I responded with, “It’s when a guy is safe but a Jedi walks up to the umpire, waves his hand, and says, ‘No, the player was out,’ and the umpire reverses the call.” He laughed at the Force reference. He’s still a nerd (like me). Then he Googled the answer.
Micah started the season with a solid swing. And yet, his first few games were a struggle. He ground out to the pitcher and struck out several times. Although he had a growth mindset, he lacked confidence.
But his coach said something important for a full week, each day in practice. “Micah, you’re a better hitter than you realize. There’s nothing wrong with your swing. When he realizes how good you are, you’ll own the plate.” The next week, he had a walk and a strikeout. But the strikeout was different. He had fouled it hard and took an assertive stance.
Micah expected his coach to pull him and put in a sub but he remained in the lineup. On the next at-bat, he crushed it. We watched the ball sail past the outfielders and clear the fence as he sprinted around the bases beaming.
A few games later, the opposing team intentionally walked the player before him to get to him.

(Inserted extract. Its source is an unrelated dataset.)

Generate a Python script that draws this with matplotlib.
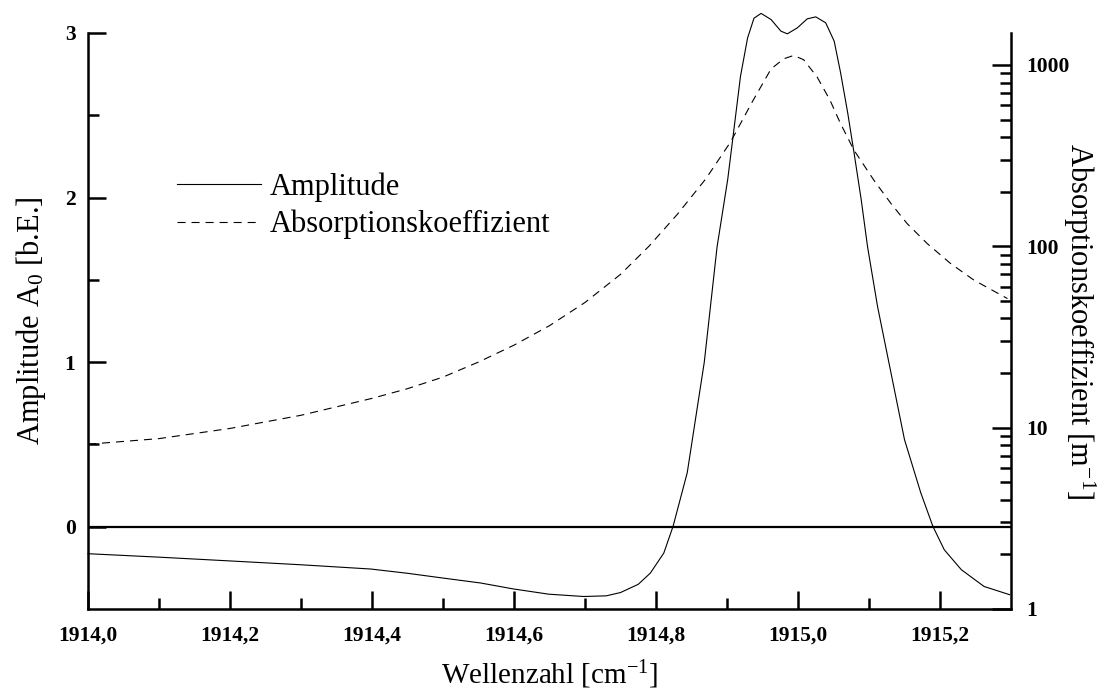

He knew this was an insult but turned around and cranked out a double. This last weekend, he homered again.
Micah is a slugger. He knows it. Not in an arrogant way but with an “I got this” kind of confidence. However, before he believed it, he had a coach who believed it. A growth mindset was why he worked hard and never gave up. However, that wasn’t enough. It took an expert instructor early on to give him a sense that he could do it. Later, it took another coach to affirm his identity and help him reach his potential.

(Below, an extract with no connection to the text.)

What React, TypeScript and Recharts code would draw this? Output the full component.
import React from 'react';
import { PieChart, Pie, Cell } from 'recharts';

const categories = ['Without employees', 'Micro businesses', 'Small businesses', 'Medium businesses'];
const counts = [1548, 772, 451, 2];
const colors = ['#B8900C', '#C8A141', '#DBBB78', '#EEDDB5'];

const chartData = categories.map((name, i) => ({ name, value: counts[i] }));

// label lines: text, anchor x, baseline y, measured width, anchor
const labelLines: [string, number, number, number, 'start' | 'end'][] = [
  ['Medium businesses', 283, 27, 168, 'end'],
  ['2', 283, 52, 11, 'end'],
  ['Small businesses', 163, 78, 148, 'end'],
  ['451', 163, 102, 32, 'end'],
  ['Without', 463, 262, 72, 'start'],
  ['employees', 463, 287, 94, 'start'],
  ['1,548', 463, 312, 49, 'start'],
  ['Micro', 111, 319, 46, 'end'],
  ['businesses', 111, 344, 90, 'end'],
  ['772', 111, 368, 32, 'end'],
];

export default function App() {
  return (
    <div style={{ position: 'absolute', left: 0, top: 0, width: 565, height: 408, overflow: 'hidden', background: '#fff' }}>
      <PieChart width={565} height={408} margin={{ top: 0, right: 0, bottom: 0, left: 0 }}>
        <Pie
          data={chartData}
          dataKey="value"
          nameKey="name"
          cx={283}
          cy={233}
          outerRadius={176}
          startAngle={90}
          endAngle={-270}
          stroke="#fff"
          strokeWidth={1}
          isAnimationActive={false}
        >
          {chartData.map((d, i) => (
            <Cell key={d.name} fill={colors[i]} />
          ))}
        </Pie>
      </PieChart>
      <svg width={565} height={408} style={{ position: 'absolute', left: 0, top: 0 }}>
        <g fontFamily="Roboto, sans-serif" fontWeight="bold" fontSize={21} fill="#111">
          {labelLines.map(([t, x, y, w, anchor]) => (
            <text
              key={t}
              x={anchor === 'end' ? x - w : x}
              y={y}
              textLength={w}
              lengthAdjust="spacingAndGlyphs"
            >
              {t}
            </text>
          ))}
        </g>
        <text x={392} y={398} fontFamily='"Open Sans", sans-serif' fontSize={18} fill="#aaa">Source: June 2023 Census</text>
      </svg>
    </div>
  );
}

Chances are there was that one person who believed in you, who affirmed you, and who saw potential in you that you couldn’t see in yourself.
What does this mean for teachers?
There is no magic formula for affirming students. It is deeply contextual and deeply relational. However, here are a few things I’ve noticed from my own experience and from observing people around me.
- Make it specific. In my son’s case, he had two coaches who both said, “you have the potential to be a real power hitter.” They saw potential in the strength of his swing. They gave him a vision for where he might hit in the line-up. Kids can see through vague feel-good statements like, “you’ll be great at this someday.” They need to imagine something concrete.
- Affirm potential rather than talent. Dweck has been critical about praising talent because it makes people risk-averse and afraid of failing. We see this often with students in the Gifted program. But this is different. This is about seeing something you notice that they’re doing correctly now and saying, “If you build on that, you’ll be able to . . .” It’s about affirming something that’s already there. Maybe a student is sketching on the margins and you ask, “Have you considered making a comic book?”
- Be sincere. As a kid, I struggled with math. I had teachers who said, “Actually, you’re pretty good” or even “If you work harder, you’ll get faster and you’ll probably earn A’s.” I knew better. It wasn’t until years later that I learned about my dyscalculia. However, I had a statistics teacher who said, “Math may never be fast for you. It may never be easy. But you are excellent at analysis and I can see you thriving with quantitative research.” It was sincere and specific and it stuck.
- Create opportunities for students to see it themselves. Micah began to gain confidence when his coach affirmed him in practice. But what really gave him an extra boost was staying in the line-up for another at-bat. We, as teachers, need to create opportunities for students to practice in areas where we have affirmed them. This is why I love the Genius Hour concept. It’s a low-risk way to say, “Practice this and learn this. It’s okay if it’s not perfect.”
Ultimately, affirmation only goes so far. At some point, students need to internalize the belief that they can succeed. Part of this is self-concept. Another part is self-efficacy. Still, another part is a growth mindset. But as educators, we get the opportunity to speak truth into our students’ lives. We get to share what we can see that they can’t see through the haze of their self-doubt.